The dollies are good for helping people park a small trailer on the side of their house, for example, but Holthaus envisions a future where the dollies are pulling completed 53-foot dry van trailers off a production line and towing them to inventory, a job currently handled with a forklift or ATV.
“Someday, theoretically, somebody could come up with a similar product that might do something like that for you,” he said.
More trailer trends
Holthaus touched briefly on many other trends in trailering, including:
• Brake controllers – Many new tow vehicles feature systems for controlling the trailer brakes.
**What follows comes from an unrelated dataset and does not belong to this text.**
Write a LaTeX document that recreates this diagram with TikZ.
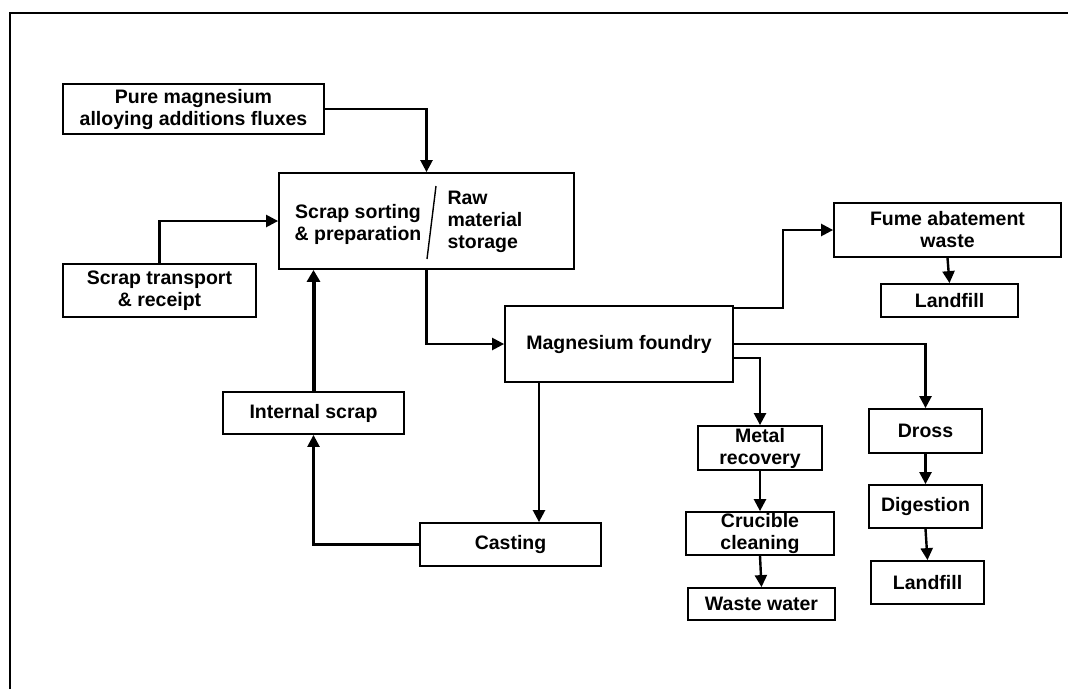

The systems include an electronic trailer brake controller unit that regulates and actuates the electric trailer brakes, allowing a driver to activate and monitor brake activity from the cab of the vehicle.
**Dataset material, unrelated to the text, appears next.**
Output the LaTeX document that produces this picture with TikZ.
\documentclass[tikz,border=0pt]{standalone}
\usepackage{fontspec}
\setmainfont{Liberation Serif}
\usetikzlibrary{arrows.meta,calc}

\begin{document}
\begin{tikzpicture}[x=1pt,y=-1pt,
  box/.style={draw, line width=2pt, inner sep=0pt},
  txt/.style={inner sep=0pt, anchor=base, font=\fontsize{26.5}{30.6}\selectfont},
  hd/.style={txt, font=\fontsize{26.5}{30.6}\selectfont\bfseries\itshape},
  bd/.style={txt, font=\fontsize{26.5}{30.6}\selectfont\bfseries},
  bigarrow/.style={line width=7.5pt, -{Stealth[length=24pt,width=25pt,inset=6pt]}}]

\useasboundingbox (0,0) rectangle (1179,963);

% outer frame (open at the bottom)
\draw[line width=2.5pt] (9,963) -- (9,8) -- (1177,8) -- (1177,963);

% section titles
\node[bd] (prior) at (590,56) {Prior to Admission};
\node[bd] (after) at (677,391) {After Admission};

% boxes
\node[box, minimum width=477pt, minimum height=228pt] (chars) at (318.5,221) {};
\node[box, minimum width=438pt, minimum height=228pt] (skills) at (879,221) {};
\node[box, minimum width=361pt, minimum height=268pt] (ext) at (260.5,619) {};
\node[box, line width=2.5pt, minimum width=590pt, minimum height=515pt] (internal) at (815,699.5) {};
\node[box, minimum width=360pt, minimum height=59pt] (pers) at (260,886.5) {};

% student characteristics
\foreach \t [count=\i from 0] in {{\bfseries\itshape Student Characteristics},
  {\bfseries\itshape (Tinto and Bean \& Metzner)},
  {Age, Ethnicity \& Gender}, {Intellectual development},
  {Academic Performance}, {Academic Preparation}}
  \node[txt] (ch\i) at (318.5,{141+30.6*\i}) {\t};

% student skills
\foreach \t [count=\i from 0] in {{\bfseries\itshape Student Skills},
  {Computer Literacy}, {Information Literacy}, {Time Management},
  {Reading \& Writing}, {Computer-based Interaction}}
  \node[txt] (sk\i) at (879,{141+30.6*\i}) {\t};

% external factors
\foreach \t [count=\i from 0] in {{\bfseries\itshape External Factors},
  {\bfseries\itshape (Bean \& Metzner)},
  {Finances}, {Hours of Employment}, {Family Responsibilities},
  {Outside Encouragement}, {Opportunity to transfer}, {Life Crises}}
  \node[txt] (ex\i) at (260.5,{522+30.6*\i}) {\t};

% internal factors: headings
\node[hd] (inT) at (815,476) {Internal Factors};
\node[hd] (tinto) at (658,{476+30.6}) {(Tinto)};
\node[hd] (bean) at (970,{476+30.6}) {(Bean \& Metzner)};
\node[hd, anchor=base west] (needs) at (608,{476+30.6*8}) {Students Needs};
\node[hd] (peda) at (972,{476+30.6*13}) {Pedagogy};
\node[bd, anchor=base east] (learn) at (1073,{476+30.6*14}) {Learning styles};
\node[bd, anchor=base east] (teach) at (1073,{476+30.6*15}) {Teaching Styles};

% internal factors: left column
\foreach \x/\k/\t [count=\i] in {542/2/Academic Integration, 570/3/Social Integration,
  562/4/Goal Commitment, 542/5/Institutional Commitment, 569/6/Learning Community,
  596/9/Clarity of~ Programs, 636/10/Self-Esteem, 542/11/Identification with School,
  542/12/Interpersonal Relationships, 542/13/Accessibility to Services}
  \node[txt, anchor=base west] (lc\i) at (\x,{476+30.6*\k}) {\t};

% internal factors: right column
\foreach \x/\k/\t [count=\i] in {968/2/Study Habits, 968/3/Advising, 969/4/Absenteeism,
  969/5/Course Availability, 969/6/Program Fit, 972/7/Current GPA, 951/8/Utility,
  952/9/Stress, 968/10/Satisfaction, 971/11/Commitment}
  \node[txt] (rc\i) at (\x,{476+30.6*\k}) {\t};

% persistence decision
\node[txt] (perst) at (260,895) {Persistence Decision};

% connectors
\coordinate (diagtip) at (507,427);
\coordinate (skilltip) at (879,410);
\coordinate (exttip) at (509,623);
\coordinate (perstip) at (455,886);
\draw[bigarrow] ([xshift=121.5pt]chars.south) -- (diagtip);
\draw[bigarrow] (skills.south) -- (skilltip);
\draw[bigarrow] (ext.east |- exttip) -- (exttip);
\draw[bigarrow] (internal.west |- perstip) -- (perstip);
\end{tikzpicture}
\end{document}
• Trailer accent lighting – Holthaus said this is a growing segment, offering stylish good looks and functionality, including accent lighting on boat trailers that lights up the water around a boat ramp at night.
• Solar power systems – Another growing segment and popular subject in technical committee meetings, especially in regard to the many aftermarket options and growing need for service and installation. “These systems continue to grow, especially with the way we rely so much on our phones and tablets, so I look for more growth there,” Holthaus said. “It almost seems like anywhere there’s real estate on top of a trailer, and you can use something to charge your cell phone, it’s probably important.”
• Connectivity – The GM, ASA agreement is one example of the growth of integration, with many more systems on the way, including monitors and controls for things like climate zones, leveling jacks, slide outs, HVAC systems, generators, RV awnings, entertainment systems and more.
• TPMS – Tire pressure monitoring systems have been a hot topic for a while, and more companies are working on their own OEM systems.